Giovanni Mascellani (@giomasce) commented about libs/vkd3d-shader/hlsl_codegen.c:
- if (instr->type != HLSL_IR_EXPR)
return false;
- expr = hlsl_ir_expr(instr);
- if (expr->op != HLSL_OP1_CAST)
return false;
- arg = expr->operands[0].node;
- if (instr->data_type->base_type != HLSL_TYPE_INT && instr->data_type->base_type != HLSL_TYPE_UINT)
return false;
- if (arg->data_type->base_type != HLSL_TYPE_FLOAT && arg->data_type->base_type != HLSL_TYPE_HALF)
return false;
- /* Check that the argument is not already a FLOOR */
- if (arg->type == HLSL_IR_EXPR && hlsl_ir_expr(arg)->op == HLSL_OP1_FLOOR)
return false;
It's ok for now, but it would be nice if this would eventually become another optimization pass, so that it covers other cases of double floors (or double whatever other idempotent operation).
This merge request was approved by Giovanni Mascellani.
This merge request was approved by Henri Verbeet.
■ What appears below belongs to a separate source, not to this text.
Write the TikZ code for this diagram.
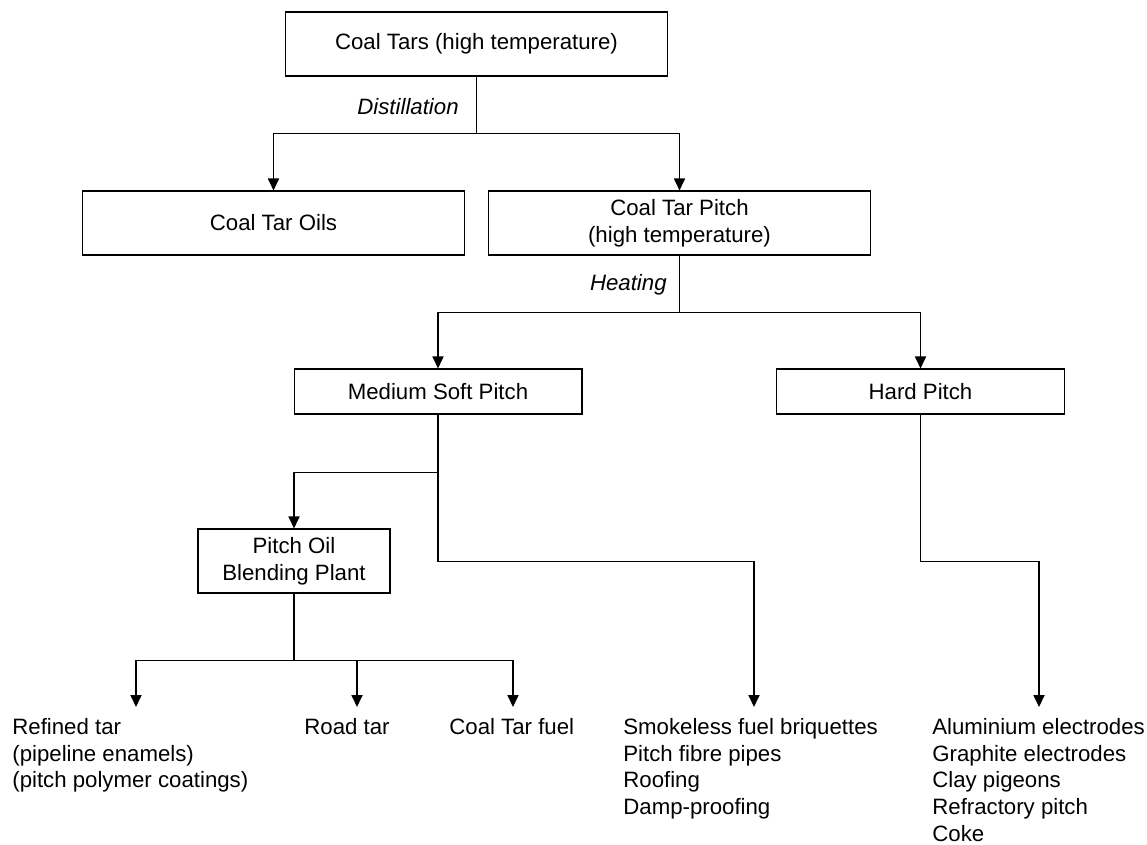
\documentclass[tikz,border=0pt]{standalone}
\usepackage{fontspec}
\setmainfont{Liberation Sans}
\usetikzlibrary{positioning}
\usetikzlibrary{arrows.meta}

\newcommand{\chartfont}{\fontsize{12.65pt}{15.2pt}\selectfont}

\tikzset{
	box/.style = {draw = black, line width = 0.6pt, align = center, inner sep = 0pt},
	wide box/.style = {box, minimum width = 7.66cm, minimum height = 1.28cm},
	mid box/.style = {box, minimum width = 5.76cm, minimum height = 0.9cm},
	small box/.style = {box, minimum width = 3.84cm, minimum height = 1.28cm},
	product/.style = {anchor = north west, align = left, inner sep = 0pt},
	proc/.style = {anchor = base east, inner sep = 0pt, font = {\chartfont\itshape}},
	link/.style = {line width = 1pt},
	arr/.style = {link, -{Triangle[length = 2.4mm, width = 2.2mm]}}
}

\begin{document}
\begin{tikzpicture}[x = 0.02cm, y = -0.02cm, font = \chartfont]
				\useasboundingbox (0, 0) rectangle (1147, 845);
				\node[wide box] (tars) at (476.5, 44) {Coal Tars (high temperature)};
				\node[wide box] (oils) at (273.5, 223) {Coal Tar Oils};
				\node[wide box] (ctpitch) at (679.5, 223) {Coal Tar Pitch\\(high temperature)};
				\node[mid box] (soft) at (438, 391.5) {Medium Soft Pitch};
				\node[mid box] (hard) at (920.5, 391.5) {Hard Pitch};
				\node[small box] (blend) at (294, 561) {Pitch Oil\\Blending Plant};
				\node[proc] (distil) at (459, 114) {Distillation};
				\node[proc] (heat) at (667, 290) {Heating};
				\node[product] (refined) at (12, 718) {Refined tar\\(pipeline enamels)\\(pitch polymer coatings)};
				\node[product] (road) at (304, 718) {Road tar};
				\node[product] (fuel) at (449, 718) {Coal Tar fuel};
				\node[product] (smokeless) at (623, 718) {Smokeless fuel briquettes\\Pitch fibre pipes\\Roofing\\Damp-proofing};
				\node[product] (electrodes) at (932, 718) {Aluminium electrodes\\Graphite electrodes\\Clay pigeons\\Refractory pitch\\Coke};
				\coordinate (refinedend) at (136, 707);
				\coordinate (roadend) at (357, 707);
				\coordinate (fuelend) at (513, 707);
				\coordinate (smokeend) at (754, 707);
				\coordinate (hardend) at (1039, 707);
				\draw[link] (tars.south) -- ++(0, 57) coordinate (distfork);
				\draw[arr] (distfork) -| (oils.north);
				\draw[arr] (distfork) -| (ctpitch.north);
				\draw[link] (ctpitch.south) -- ++(0, 57) coordinate (heatfork);
				\draw[arr] (heatfork) -| (soft.north);
				\draw[arr] (heatfork) -| (hard.north);
				\draw[arr] (soft.south) -- ++(0, 58) -| (blend.north);
				\draw[arr] (soft.south) -- ++(0, 147) -| (smokeend);
				\draw[arr] (hard.south) -- ++(0, 147) -| (hardend);
				\draw[link] (blend.south) -- ++(0, 67) coordinate (blendfork);
				\draw[arr] (blendfork) -| (refinedend);
				\draw[arr] (blendfork) -| (roadend);
				\draw[arr] (blendfork) -| (fuelend);
			\end{tikzpicture}
\end{document}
On Thu Feb 15 11:41:30 2024 +0000, Giovanni Mascellani wrote:
It's ok for now, but it would be nice if this would eventually become another optimization pass, so that it covers other cases of double floors (or double whatever other idempotent operation).
I wrote this part to ensure that the transform_ir() call using this pass doesn't return true every time it is called, in case it is used in a loop, but it makes sense to also have a pass to lower idempotent functions.
This merge request was approved by Matteo Bruni.